= Green Linnets (Ireland) =

Irish Regiment in the American Revolutionary War

The Green Linnets, also the Green Boys of Dublin was a regiment raised in Ireland which embarked in March 1781 from Poolbeg, Dublin to Jamaica to serve in the American Revolutionary War. The nicknames came from the colour of their coats. In popular memory those enlisted were betrayed after being promised their service would be confined to Ireland. The regiment was remembered in 1793 when the Irish Militia was reformed, leading to civil disturbance from potential conscripts who feared a similar breach of promise not to serve overseas in the Napoleonic Wars.

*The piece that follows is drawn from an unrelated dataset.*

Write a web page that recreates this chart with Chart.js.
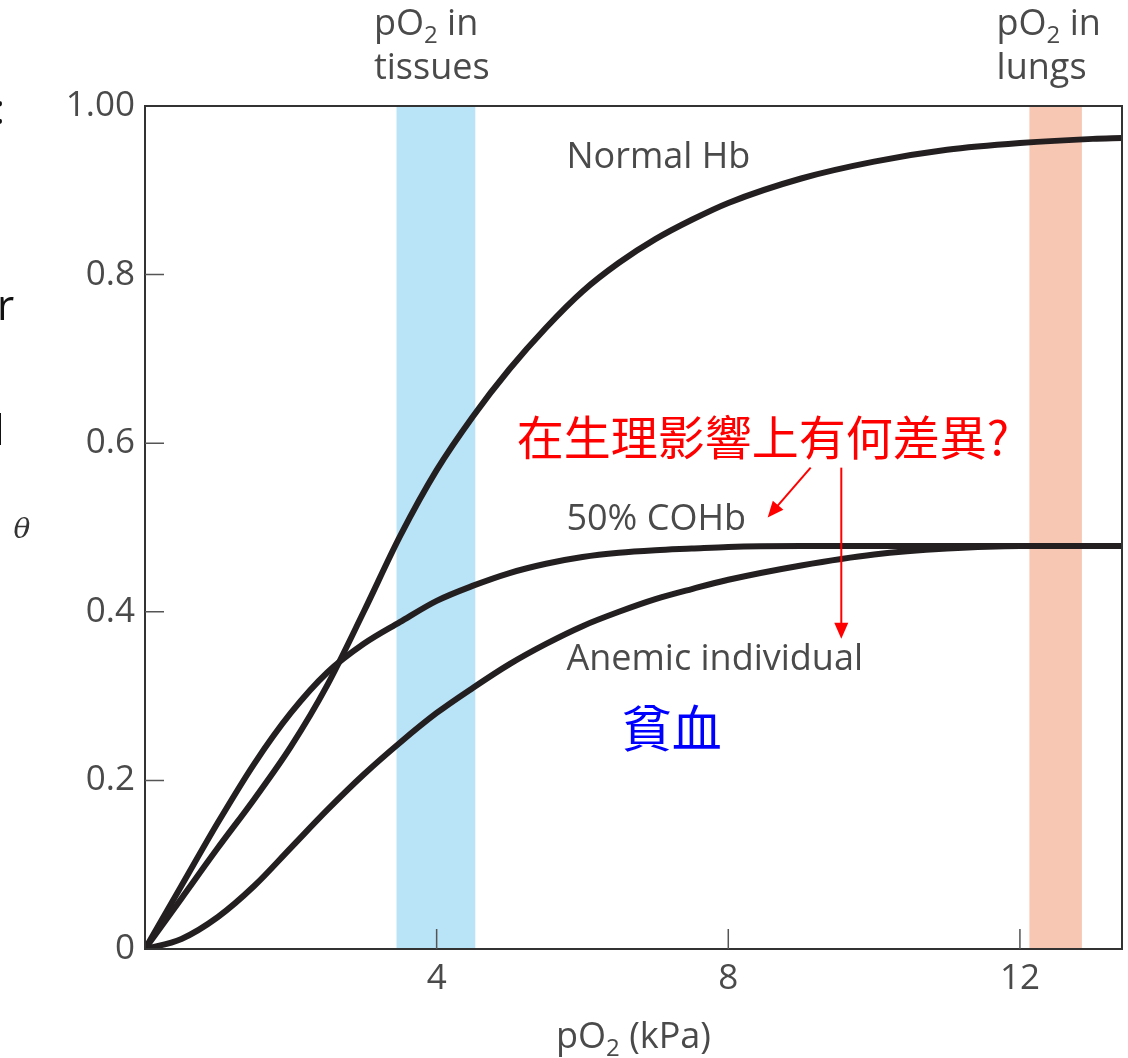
<!DOCTYPE html>
<html>
<head>
<meta charset="utf-8">
<script src="https://cdn.jsdelivr.net/npm/chart.js@4/dist/chart.umd.min.js"></script>
<style>
  body { margin: 0; background: #fff; }
  #wrap { width: 1128px; height: 1058px; position: relative; }
</style>
</head>
<body>
<div id="wrap"><canvas id="chart-hb"></canvas></div>
<script>
// pO2 (kPa) y saturación θ
const presion = [0, 0.5, 1, 1.5, 2, 2.5, 3, 3.5, 4, 4.5, 5, 5.5, 6, 6.5, 7, 7.5, 8, 9, 10, 11, 12, 13, 13.4];
const normalHb = [0, 0.06, 0.12, 0.178, 0.24, 0.313, 0.40, 0.49, 0.568, 0.632, 0.688, 0.737, 0.78, 0.814, 0.842, 0.865, 0.885, 0.914, 0.934, 0.948, 0.956, 0.961, 0.962];
const coHb = [0, 0.075, 0.15, 0.22, 0.28, 0.328, 0.362, 0.388, 0.413, 0.431, 0.446, 0.457, 0.465, 0.47, 0.473, 0.475, 0.477, 0.478, 0.478, 0.478, 0.478, 0.478, 0.478];
const anemico = [0, 0.012, 0.038, 0.075, 0.12, 0.165, 0.207, 0.245, 0.28, 0.31, 0.338, 0.362, 0.383, 0.40, 0.415, 0.427, 0.438, 0.455, 0.468, 0.475, 0.478, 0.478, 0.478];

const xTicks = [4, 8, 12];
const yTicks = [0, 0.2, 0.4, 0.6, 0.8, 1.0];

// franjas de pO2 en tejidos y pulmones
const bandaTejidos = [3.45, 4.53];
const bandaPulmones = [12.13, 12.85];

const LATIN = '"Open Sans", "DejaVu Sans", sans-serif';
const CJK = '"Noto Sans CJK TC", "Noto Sans CJK SC", sans-serif';
const GRIS = '#4a4a4a';

function puntos(ys) {
    return presion.map((x, i) => ({ x: x, y: ys[i] }));
}

// texto con subíndice: partes = [[texto, esSub], ...]
function textoSub(ctx, partes, x, y, size, align) {
    const sub = Math.round(size * 0.68);
    let total = 0;
    partes.forEach(p => {
        ctx.font = (p[1] ? sub : size) + 'px ' + LATIN;
        total += ctx.measureText(p[0]).width;
    });
    let cx = align === 'center' ? x - total / 2 : x;
    ctx.textAlign = 'left';
    ctx.textBaseline = 'alphabetic';
    partes.forEach(p => {
        ctx.font = (p[1] ? sub : size) + 'px ' + LATIN;
        ctx.fillText(p[0], cx, p[1] ? y + size * 0.22 : y);
        cx += ctx.measureText(p[0]).width;
    });
}

function flecha(ctx, x1, y1, x2, y2) {
    const ang = Math.atan2(y2 - y1, x2 - x1);
    const L = 16, W = 7;
    ctx.beginPath();
    ctx.moveTo(x1, y1);
    ctx.lineTo(x2 - Math.cos(ang) * L * 0.8, y2 - Math.sin(ang) * L * 0.8);
    ctx.stroke();
    ctx.beginPath();
    ctx.moveTo(x2, y2);
    ctx.lineTo(x2 - Math.cos(ang) * L - Math.sin(ang) * W, y2 - Math.sin(ang) * L + Math.cos(ang) * W);
    ctx.lineTo(x2 - Math.cos(ang) * L + Math.sin(ang) * W, y2 - Math.sin(ang) * L - Math.cos(ang) * W);
    ctx.closePath();
    ctx.fill();
}

const pluginFondo = {
    id: 'bandas',
    beforeDatasetsDraw(chart) {
        const { ctx, chartArea: a, scales: { x } } = chart;
        ctx.save();
        ctx.fillStyle = '#b9e3f7';
        ctx.fillRect(x.getPixelForValue(bandaTejidos[0]), a.top,
            x.getPixelForValue(bandaTejidos[1]) - x.getPixelForValue(bandaTejidos[0]), a.bottom - a.top);
        ctx.fillStyle = '#f8c7b3';
        ctx.fillRect(x.getPixelForValue(bandaPulmones[0]), a.top,
            x.getPixelForValue(bandaPulmones[1]) - x.getPixelForValue(bandaPulmones[0]), a.bottom - a.top);
        ctx.restore();
    }
};

const pluginMarco = {
    id: 'marco',
    afterDraw(chart) {
        const { ctx, chartArea: a, scales: { x, y } } = chart;
        const px = v => x.getPixelForValue(v);
        const py = v => y.getPixelForValue(v);
        ctx.save();

        // marco y marcas hacia dentro
        ctx.strokeStyle = '#333';
        ctx.lineWidth = 2;
        ctx.strokeRect(a.left, a.top, a.right - a.left, a.bottom - a.top);
        ctx.strokeStyle = '#555';
        ctx.lineWidth = 1.5;
        ctx.beginPath();
        xTicks.forEach(v => { ctx.moveTo(px(v), a.bottom); ctx.lineTo(px(v), a.bottom - 20); });
        yTicks.slice(1, -1).forEach(v => { ctx.moveTo(a.left, py(v)); ctx.lineTo(a.left + 19, py(v)); });
        ctx.stroke();

        // etiquetas de curvas
        ctx.fillStyle = GRIS;
        ctx.font = '36px ' + LATIN;
        ctx.textAlign = 'left';
        ctx.textBaseline = 'middle';
        ctx.fillText('Normal Hb', px(5.78), py(0.939));
        ctx.fillText('50% COHb', px(5.78), py(0.509));
        ctx.fillText('Anemic individual', px(5.78), py(0.343));

        // encabezados de franjas
        textoSub(ctx, [['pO', false], ['2', true], [' in', false]], px(3.14), py(1.084), 36, 'left');
        ctx.font = '36px ' + LATIN;
        ctx.textBaseline = 'alphabetic';
        ctx.fillText('tissues', px(3.14), py(1.032));
        textoSub(ctx, [['pO', false], ['2', true], [' in', false]], px(11.68), py(1.084), 36, 'left');
        ctx.font = '36px ' + LATIN;
        ctx.fillText('lungs', px(11.68), py(1.032));

        // título eje x
        textoSub(ctx, [['pO', false], ['2', true], [' (kPa)', false]], (a.left + a.right) / 2, 1048, 36, 'center');

        // θ
        ctx.fillStyle = '#333';
        ctx.font = 'italic 28px "DejaVu Serif", serif';
        ctx.textAlign = 'center';
        ctx.textBaseline = 'middle';
        ctx.fillText('θ', 22, py(0.496));

        // restos de texto cortado a la izquierda
        ctx.fillStyle = '#111';
        ctx.font = '42px ' + LATIN;
        ctx.textAlign = 'left';
        ctx.textBaseline = 'alphabetic';
        ctx.fillText(':', -6, 124);
        ctx.fillText('r', -3, 320);
        ctx.fillText('l', -6, 445);

        // anotaciones en chino
        ctx.fillStyle = '#ff0000';
        ctx.font = '47px ' + CJK;
        ctx.textBaseline = 'middle';
        ctx.fillText('在生理影響上有何差異?', px(5.10), py(0.607));
        ctx.strokeStyle = '#ff0000';
        ctx.lineWidth = 2;
        flecha(ctx, px(9.13), py(0.571), px(8.54), py(0.512));
        flecha(ctx, px(9.55), py(0.571), px(9.55), py(0.368));

        ctx.fillStyle = '#0000ff';
        ctx.font = '50px ' + CJK;
        ctx.fillText('貧血', px(6.54), py(0.262));
        ctx.restore();
    }
};

const serie = (datos) => ({
    data: puntos(datos),
    borderColor: '#231f20',
    borderWidth: 6,
    pointRadius: 0,
    fill: false,
    cubicInterpolationMode: 'monotone'
});

new Chart(document.getElementById('chart-hb'), {
    type: 'line',
    data: {
        datasets: [serie(normalHb), serie(coHb), serie(anemico)]
    },
    options: {
        responsive: true,
        maintainAspectRatio: false,
        animation: false,
        layout: { padding: { top: 106, right: 6, left: 0, bottom: 0 } },
        plugins: {
            legend: { display: false },
            tooltip: { enabled: false }
        },
        scales: {
            x: {
                type: 'linear',
                min: 0,
                max: 13.4,
                afterFit: s => { s.height = 109; },
                afterBuildTicks: s => { s.ticks = xTicks.map(v => ({ value: v })); },
                grid: { display: false, drawTicks: false },
                border: { display: false },
                ticks: {
                    padding: 9,
                    color: GRIS,
                    font: { family: LATIN, size: 35 },
                    callback: v => String(v)
                }
            },
            y: {
                min: 0,
                max: 1,
                afterFit: s => { s.width = 145; },
                afterBuildTicks: s => { s.ticks = yTicks.map(v => ({ value: v })); },
                grid: { display: false, drawTicks: false },
                border: { display: false },
                ticks: {
                    padding: 10,
                    color: GRIS,
                    font: { family: LATIN, size: 35 },
                    callback: v => v === 1 ? '1.00' : v === 0 ? '0' : v.toFixed(1)
                }
            }
        }
    },
    plugins: [pluginFondo, pluginMarco]
});
</script>
</body>
</html>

John Doyle said in the Irish House of Commons that year:
It has, I fear, been mischievously insinuated amongst the peasantry, that they are liable to be sent on foreign service. Their suspicions on that subject have been considerably increased by the recollection of a circumstance which every man must remember. A regiment was raised by a gentleman of another country, under the idea of serving within the realm; from being clad in green, they were, by the people, called the Green Linnets. These men were assembled without arms, for the declared purpose of inspecting their necessaries, when they were immediately surrounded by four regiments of infantry, and one of cavalry, and marched like convicts on board a ship for the West Indies, from whence few, if any, ever returned. A procedure so infamous, as to damn any government, in even the most uncivilized country; — the impression is still fresh upon the public mind.

In 1796 in Paris, Wolfe Tone called the Légion Noire about to try an invasion of Great Britain "sad blackguards" who reminded him of the "Green Boys of Dublin". The green linnet was a symbol in several later Irish nationalist ballads, in turn providing the name for Green Linnet Records.